If the install runs as an ENA broker (configured in ENA settings), the registration path adds a center_name attribute — taken from the configured center name — to the PROJECT and SAMPLE XML it generates, so records are attributed to the brokering center. Broker mode applies to the XML registration path; the submg pipeline below does not inject a center name.

Submission Tracking

Each study registration creates one Submission record (the XML path creates study submission records; it does not create separate per-sample records):

FieldDescription
submissionTypeSTUDY for this path
statusPENDINGACCEPTED / PARTIAL / ERROR (an operator can set CANCELLED)
xmlContentThe combined study + sample + submission XML, kept for debugging
responseJSON wrapper: server, test flag, message, the steps[] timeline, and a nested receipt (with the raw receipt XML) and any errors
accessionNumbersJSON map, e.g. { "study": "PRJEB12345", "<sampleId>": "ERS..." }

There is no separate receiptXml, requestPayload, or error-message column — the receipt and error text live inside the response JSON. See the Submissions Dashboard for the full record shape and the status lifecycle.

Resubmitting

The XML path does not batch or retry samples individually.
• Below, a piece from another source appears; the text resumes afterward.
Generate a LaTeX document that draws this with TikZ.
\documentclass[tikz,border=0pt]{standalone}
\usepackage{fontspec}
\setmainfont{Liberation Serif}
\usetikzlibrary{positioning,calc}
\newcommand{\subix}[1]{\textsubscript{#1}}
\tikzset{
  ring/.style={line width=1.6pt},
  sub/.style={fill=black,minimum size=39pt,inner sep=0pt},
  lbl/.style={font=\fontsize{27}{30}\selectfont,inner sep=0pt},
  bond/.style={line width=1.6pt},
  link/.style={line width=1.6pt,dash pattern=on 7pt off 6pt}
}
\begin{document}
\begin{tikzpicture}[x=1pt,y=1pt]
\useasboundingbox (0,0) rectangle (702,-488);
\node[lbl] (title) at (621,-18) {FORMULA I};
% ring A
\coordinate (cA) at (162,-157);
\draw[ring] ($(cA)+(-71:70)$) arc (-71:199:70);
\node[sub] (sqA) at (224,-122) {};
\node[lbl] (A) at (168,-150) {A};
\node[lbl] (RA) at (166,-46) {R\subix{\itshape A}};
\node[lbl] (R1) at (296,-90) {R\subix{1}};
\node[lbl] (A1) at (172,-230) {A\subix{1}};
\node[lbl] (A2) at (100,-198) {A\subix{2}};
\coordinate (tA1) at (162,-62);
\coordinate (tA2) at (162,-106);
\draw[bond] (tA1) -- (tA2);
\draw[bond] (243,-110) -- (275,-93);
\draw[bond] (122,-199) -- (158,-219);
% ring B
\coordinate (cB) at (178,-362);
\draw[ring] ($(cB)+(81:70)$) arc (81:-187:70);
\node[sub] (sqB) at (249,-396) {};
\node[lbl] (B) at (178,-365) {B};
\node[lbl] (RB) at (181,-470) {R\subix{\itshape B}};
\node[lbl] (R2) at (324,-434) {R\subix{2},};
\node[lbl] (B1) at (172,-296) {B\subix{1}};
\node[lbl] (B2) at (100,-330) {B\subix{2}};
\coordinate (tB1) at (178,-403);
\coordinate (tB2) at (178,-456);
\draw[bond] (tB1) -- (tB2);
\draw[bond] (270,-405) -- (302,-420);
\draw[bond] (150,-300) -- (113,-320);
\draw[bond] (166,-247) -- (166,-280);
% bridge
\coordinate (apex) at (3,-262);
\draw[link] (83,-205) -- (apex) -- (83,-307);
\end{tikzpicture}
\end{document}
If a registration fails or partially succeeds, fix the underlying records and re-run it from the Submissions Dashboard — “Retry” simply re-POSTs /api/admin/submissions for the same study, regenerating fresh XML. When a study already has an accession, the re-run skips re-registering the project and submits only the samples that still lack an accession.

Submitting reads and assemblies with submg

The XML path above registers the study and samples (metadata) only. To submit the actual sequencing data — reads, the assembly, and optional bins — SeqDesk runs the submg pipeline (“Submit to ENA”), which wraps the submg  CLI. It runs as a normal pipeline run: it is visible to users but admin-triggered (userCanStart is false), can be scoped to a whole study or a subset of samples, and writes accessions back to the database when it finishes.

Prerequisites

Per sample, submg requires:

  • Paired-end reads — each read must have both an R1 and an R2 FASTQ; submg rejects samples with no paired-end read files.
  • MD5 checksums on both R1 and R2.
  • An assembly FASTA that exists on disk (run the MAG pipeline first if a sample has no assembly).
  • A study ENA accession (PRJ...) — the study must already be registered via the XML path.
  • Checklist metadatacollection date and geographic location (country and/or sea) are required; other checklist fields are passed through.

When the ENA target is the Test server, the study’s test registration must also be less than 24 hours old, because ENA expires test registrations.

An assembly coverage value is resolved from sample or order custom fields (coverage_depth, coverage_value, target_coverage, and similar keys). If none is found it defaults to 1 and the run emits a warning so you know the coverage was assumed rather than measured.

What it submits

submg builds a YAML config per sample and calls submg submit with --submit_samples --submit_reads --submit_assembly (and --submit_bins when bins are present and enabled). When it completes, SeqDesk parses the submission logs and writes back:

  • sampleAccessionNumber (ERS...) and biosampleNumber (SAMEA...) on each sample
  • run and experiment accessions on each read
  • the assembly accession (ERZ...)
  • bin accessions when bins were submitted

This BioSample (SAMEA...) write-back is unique to the submg path.

Test vs Production

FeatureTest ModeProduction
Serverwwwdev.ebi.ac.ukwww.ebi.ac.uk 
Data persistence24 hoursPermanent
Accession numbersValid format but temporaryPermanent public accessions
PurposeValidation and testingReal submissions

Always validate with test mode before submitting to production. Test submissions expire after 24 hours and do not create permanent records.